Longtime readers of this journal will know that a few years ago I did a sketchbook analysis of all the James Bond movies.  When I started, I was largely unfamiliar with the character — I’d missed every Bond movie from Moonraker to Goldeneye and had only seen Goldfinger before that.  Bond as a character was ever elusive to me, he never seemed like a person, more of a list of attributes: tuxedo, car, gun, gambling, martini, babes.  He seemed closer to a model than a person.  We knew how he would behave but we didn’t know who he was, and, since we knew he’d survive every adventure, we knew there was never really anything at stake for him.  He murdered people, gave a quip and a cockeyed smile, and moved on.  How appropriate that Skyfall begins with a shot of Bond literally coming into focus.  After fifty years it’s a long time coming.

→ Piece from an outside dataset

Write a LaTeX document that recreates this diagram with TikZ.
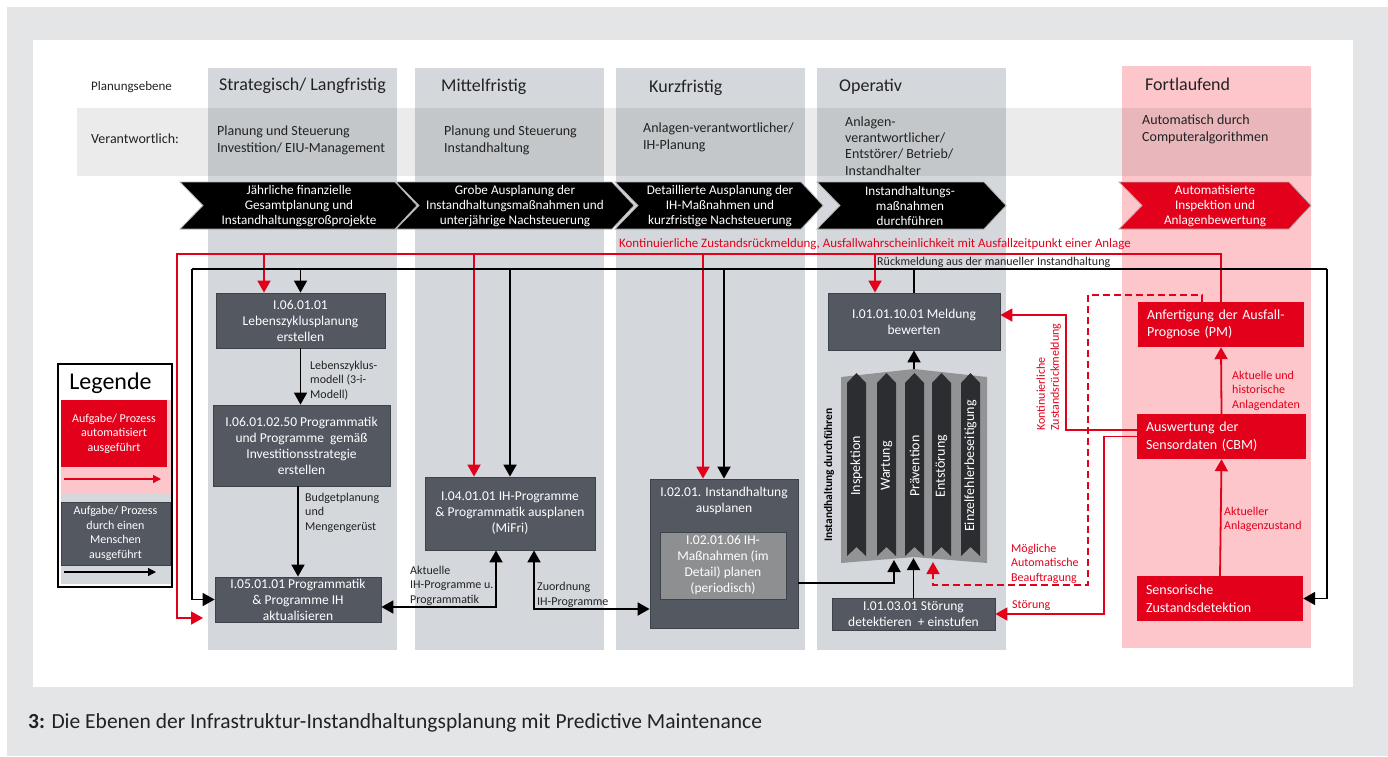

Skyfall has four acts.  Act I involves Bond’s “death” and “resurrection,” his training, assignment and departure into the world.  Act II involves the steps required to fulfill his mission and is divided into three sections recognizable by locale: Shanghai, Macau and Bad Guy Island.  At the end of Act II, Bond has captured the Bad Guy and brought him back to London.  Act III takes place entirely in London and involves the Bad Guy escaping and the flourishing of the family dynamic, and Act IV literally takes Bond home, to Scotland and a last reckoning.